In 2003, H.Stern released a brand new color “Noble Gold” – a flesh-colored metal that H.Stern’s design team spent years working to perfect. The goal was to create a new color of gold that would go well with any skin tone. According to Courtney Stursberg, coordinator of H.Stern’s Celebrity and Public Relations, it doesn’t matter whether your skin tone is fair, olive, tan or dark, Noble gold will look good on it.
Noble gold is a secret formula of metals that, when combined, generate a new color of 18 karat gold, one that, as the company says, “is neither white nor yellow but retains the elegance of the former and the warmth of the latter.”
Most of the company’s Noble gold is sold through its Cobblestone and Star collections.
Stursberg says the response from the general public has been “huge,” with customers specifically requesting pieces in Noble gold over and over again.
On the luxury end, the more alternative and cutting edge colors of blue, chocolate and black gold are making noteworthy and fashionable forays. Conversely, at the mass market level , more standard selections of yellow and white gold, or two-tone pieces incorporating both white and yellow together, are maintaining their prominence – given their high degree of flexibility in a jewelry wardrobe.
There are also cultural considerations to take into account regarding different colors of gold.
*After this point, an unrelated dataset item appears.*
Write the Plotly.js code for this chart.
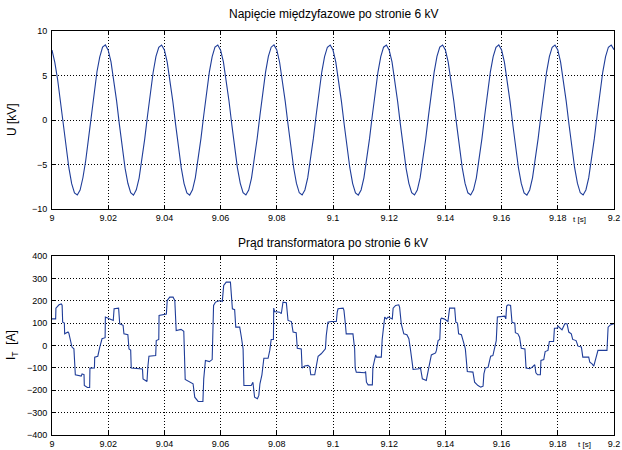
<!DOCTYPE html>
<html>
<head>
<meta charset="utf-8">
<script src="https://cdn.plot.ly/plotly-3.0.1.min.js"></script>
<style>html,body{margin:0;padding:0;background:#fff;}#chart{width:622px;height:450px;}</style>
</head>
<body>
<div id="chart"></div>
<script>
// ---- Data ----
const voltageStart = 9.0;      // s
const voltageStep = 0.001;     // s, sample spacing
const voltageKV = [
  7.86,6.48,4.55,2.08,-0.50,-3.14,-5.36,-7.15,-8.20,-8.42,-7.88,-6.49,-4.55,-2.07,0.55,3.08,5.42,7.10,8.20,8.44,
  7.84,6.53,4.50,2.12,-0.55,-3.09,-5.41,-7.11,-8.16,-8.45,-7.84,-6.53,-4.50,-2.12,0.50,3.14,5.37,7.15,8.17,8.42,
  7.88,6.50,4.54,2.09,-0.52,-3.12,-5.38,-7.14,-8.19,-8.44,-7.85,-6.50,-4.54,-2.09,0.54,3.10,5.40,7.12,8.19,8.43,
  7.85,6.52,4.51,2.11,-0.54,-3.10,-5.40,-7.12,-8.17,-8.42,-7.87,-6.52,-4.52,-2.11,0.52,3.12,5.38,7.14,8.18,8.44,
  7.87,6.49,4.53,2.10,-0.51,-3.13,-5.37,-7.13,-8.18,-8.43,-7.86,-6.51,-4.53,-2.10,0.53,3.11,5.39,7.13,8.18,8.43,
  7.86,6.51,4.52,2.10,-0.53,-3.11,-5.39,-7.14,-8.19,-8.44,-7.86,-6.50,-4.53,-2.10,0.53,3.11,5.39,7.13,8.18,8.42,
  7.85,6.52,4.54,2.09,-0.54,-3.10,-5.40,-7.12,-8.17,-8.43,-7.87,-6.51,-4.52,-2.11,0.52,3.12,5.38,7.14,8.19,8.43,
  7.87,6.50,4.53,2.11,-0.52,-3.12,-5.38,-7.13,-8.18,-8.42,-7.85,-6.52,-4.54,-2.09,0.54,3.10,5.40,7.12,8.17,8.44,
  7.86,6.51,4.52,2.10,-0.53,-3.11,-5.39,-7.13,-8.19,-8.44,-7.86,-6.50,-4.53,-2.10,0.53,3.11,5.39,7.13,8.18,8.43,
  7.86,6.51,4.53,2.10,-0.53,-3.11,-5.39,-7.13,-8.18,-8.43,-7.86,-6.51,-4.53,-2.10,0.53,3.11,5.39,7.13,8.18,8.43,
  7.90
];

const currentT = [
  9.0000,9.0013,9.0014,9.0025,9.0033,9.0036,9.0038,9.0044,9.0045,9.0057,9.0060,9.0071,9.0078,9.0083,9.0104,9.0107,9.0114,9.0115,9.0126,9.0134,
  9.0135,9.0151,9.0152,9.0163,9.0170,9.0178,9.0189,9.0190,9.0204,9.0218,9.0221,9.0237,9.0241,9.0253,9.0256,9.0270,9.0274,9.0280,9.0282,9.0322,
  9.0324,9.0338,9.0341,9.0345,9.0369,9.0371,9.0380,9.0381,9.0407,9.0410,9.0419,9.0431,9.0437,9.0442,9.0459,9.0469,9.0474,9.0490,9.0502,9.0508,
  9.0520,9.0537,9.0540,9.0546,9.0560,9.0570,9.0575,9.0582,9.0598,9.0606,9.0611,9.0620,9.0635,9.0642,9.0650,9.0654,9.0668,9.0674,9.0680,9.0683,
  9.0709,9.0715,9.0721,9.0731,9.0736,9.0740,9.0747,9.0754,9.0769,9.0775,9.0780,9.0788,9.0789,9.0792,9.0810,9.0816,9.0822,9.0834,9.0840,9.0852,
  9.0858,9.0869,9.0873,9.0887,9.0890,9.0899,9.0911,9.0917,9.0921,9.0935,9.0941,9.0947,9.0958,9.0968,9.0973,9.0976,9.0982,9.0994,9.1012,9.1015,
  9.1018,9.1036,9.1039,9.1044,9.1047,9.1071,9.1074,9.1077,9.1079,9.1083,9.1113,9.1116,9.1119,9.1125,9.1140,9.1142,9.1152,9.1155,9.1172,9.1175,
  9.1184,9.1190,9.1196,9.1211,9.1214,9.1223,9.1234,9.1237,9.1243,9.1252,9.1263,9.1270,9.1275,9.1285,9.1306,9.1311,9.1318,9.1332,9.1342,9.1350,
  9.1365,9.1368,9.1374,9.1380,9.1383,9.1386,9.1395,9.1403,9.1409,9.1415,9.1433,9.1437,9.1443,9.1447,9.1457,9.1463,9.1471,9.1478,9.1495,9.1498,
  9.1504,9.1510,9.1516,9.1526,9.1534,9.1537,9.1542,9.1552,9.1561,9.1569,9.1575,9.1581,9.1585,9.1611,9.1615,9.1618,9.1623,9.1632,9.1637,9.1647,
  9.1649,9.1658,9.1664,9.1670,9.1683,9.1687,9.1700,9.1708,9.1718,9.1722,9.1728,9.1738,9.1740,9.1750,9.1755,9.1765,9.1770,9.1785,9.1788,9.1797,
  9.1801,9.1809,9.1815,9.1825,9.1833,9.1839,9.1848,9.1853,9.1865,9.1872,9.1884,9.1889,9.1910,9.1914,9.1922,9.1928,9.1934,9.1943,9.1975,9.1979,
  9.1987,9.2000
];
const currentA = [
  119,119,167,182,186,180,104,100,52,60,55,-7,-15,-131,-137,-127,-130,-179,-188,-188,
  -101,-100,-52,-48,-7,30,35,127,119,112,164,167,97,90,52,48,-15,-20,-101,-105,
  -149,-161,-97,-48,-45,22,27,134,141,201,216,216,201,67,72,63,-152,-164,-171,-231,
  -250,-250,-149,-67,-72,-63,179,194,201,197,268,283,283,164,160,82,82,37,-15,-179,
  -179,-164,-231,-238,-223,-171,-131,-57,-57,-22,27,27,167,152,149,142,194,191,112,107,
  60,57,-12,-15,-101,-92,-89,-95,-131,-131,-82,-48,-37,-22,-15,45,104,107,107,149,
  164,167,157,97,52,52,22,-15,-101,-119,-122,-116,-164,-176,-176,-97,-42,-52,-52,27,
  127,119,127,119,167,179,182,172,97,52,48,30,-12,-107,-104,-98,-149,-156,-92,-42,
  -33,-22,22,27,116,122,119,110,107,167,167,104,100,52,48,22,-15,-116,-116,-119,
  -164,-171,-179,-186,-182,-127,-101,-97,-48,-45,-15,22,127,131,119,176,182,179,104,100,
  57,52,37,-12,-15,-101,-104,-98,-86,-122,-131,-131,-67,-63,-27,-22,18,18,77,77,
  86,77,70,97,97,60,52,27,22,-3,-7,-52,-52,-75,-82,-92,-60,-22,-22,82,
  92,97
];

const xTickVals = [9,9.02,9.04,9.06,9.08,9.1,9.12,9.14,9.16,9.18,9.2];
const xTickText = ['9','9.02','9.04','9.06','9.08','9.1','9.12','9.14','9.16','9.18','9.2'];
const uTickVals = [-10,-5,0,5,10];
const iTickVals = [-400,-300,-200,-100,0,100,200,300,400];

const titleTop = 'Napięcie międzyfazowe po stronie 6 kV';
const titleBottom = 'Prąd transformatora po stronie 6 kV';
const yTitleTop = 'U [kV]';
const yTitleBottom = 'I<sub>T</sub>  [A]';
const xTitle = 't [s]';

// ---- Build traces ----
const voltageT = voltageKV.map((_, i) => +(voltageStart + i * voltageStep).toFixed(4));
const lineColor = '#1f3d99';
const FONT = 'Arial, "Liberation Sans", sans-serif';

const traces = [
  {x: voltageT, y: voltageKV, type: 'scatter', mode: 'lines', xaxis: 'x', yaxis: 'y',
   line: {color: lineColor, width: 1.1}, hoverinfo: 'skip'},
  {x: currentT, y: currentA, type: 'scatter', mode: 'lines', xaxis: 'x2', yaxis: 'y2',
   line: {color: lineColor, width: 1.1}, hoverinfo: 'skip'}
];

const axX = (anchor) => ({
  anchor: anchor, range: [9, 9.2], tickmode: 'array', tickvals: xTickVals, ticktext: xTickText,
  showgrid: true, gridcolor: '#000', gridwidth: 1, griddash: '1px,2px', zeroline: false,
  showline: true, linecolor: '#000', linewidth: 1, mirror: 'ticks',
  ticks: 'inside', ticklen: 4, tickcolor: '#000',
  tickfont: {family: FONT, size: 9, color: '#000'}, ticklabelstandoff: 0
});
const axY = (anchor, range, vals, domain) => ({
  anchor: anchor, domain: domain, range: range, tickmode: 'array', tickvals: vals,
  showgrid: true, gridcolor: '#000', gridwidth: 1, griddash: '1px,2px', zeroline: false,
  showline: true, linecolor: '#000', linewidth: 1, mirror: 'ticks',
  ticks: 'inside', ticklen: 4, tickcolor: '#000',
  tickfont: {family: FONT, size: 9, color: '#000'}, ticklabelstandoff: 2
});

const layout = {
  width: 622, height: 450,
  margin: {l: 52, r: 8, t: 31, b: 15},
  paper_bgcolor: '#fff', plot_bgcolor: '#fff',
  showlegend: false,
  font: {family: FONT, color: '#000'},
  xaxis: axX('y'),
  yaxis: axY('x', [-10, 10], uTickVals, [0.5594, 1]),
  xaxis2: axX('y2'),
  yaxis2: axY('x2', [-400, 400], iTickVals, [0, 0.4431]),
  annotations: [
    {text: titleTop, xref: 'paper', yref: 'paper', x: 0.5, y: 1.042, xanchor: 'center', yanchor: 'middle',
     showarrow: false, font: {family: FONT, size: 12, color: '#000'}},
    {text: titleBottom, xref: 'paper', yref: 'paper', x: 0.5, y: 0.475, xanchor: 'center', yanchor: 'middle',
     showarrow: false, font: {family: FONT, size: 12, color: '#000'}},
    {text: yTitleTop, xref: 'paper', yref: 'paper', x: -0.071, y: 0.78, xanchor: 'center', yanchor: 'middle',
     textangle: -90, showarrow: false, font: {family: FONT, size: 12, color: '#000'}},
    {text: yTitleBottom, xref: 'paper', yref: 'paper', x: -0.071, y: 0.223, xanchor: 'center', yanchor: 'middle',
     textangle: -90, showarrow: false, font: {family: FONT, size: 12, color: '#000'}},
    {text: xTitle, xref: 'paper', yref: 'paper', x: 0.938, y: 0.533, xanchor: 'center', yanchor: 'middle',
     showarrow: false, font: {family: FONT, size: 8, color: '#000'}},
    {text: xTitle, xref: 'paper', yref: 'paper', x: 0.948, y: -0.024, xanchor: 'center', yanchor: 'middle',
     showarrow: false, font: {family: FONT, size: 8, color: '#000'}}
  ]
};

Plotly.newPlot('chart', traces, layout, {staticPlot: true, displayModeBar: false});
</script>
</body>
</html>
In some parts of the world, white gold carries strong associations with diamonds, prized for their brilliance and glamour, while in others, (China and India, for example), white gold is often confused with platinum, a much more expensive white-gray colored precious metal, which may or may not add to its popularity.
For holidays, romantic or feminine undertones of rose or pink gold may appeal to some for Valentine’s Day, the holiday of red hearts and love. Additional colors, including purple, green or peach gold may resonate with those looking to make a statement of individuality.
Yellow and white gold still make up the majority of gold purchased in the United States and Europe. But when it comes down to it, colored gold is slowly but surely being established as a material with which fashion-conscious consumers can find something new and unique, past the traditional yellow gold into the innovation and cutting-edge personality of blue, green, purple, brown and black gold.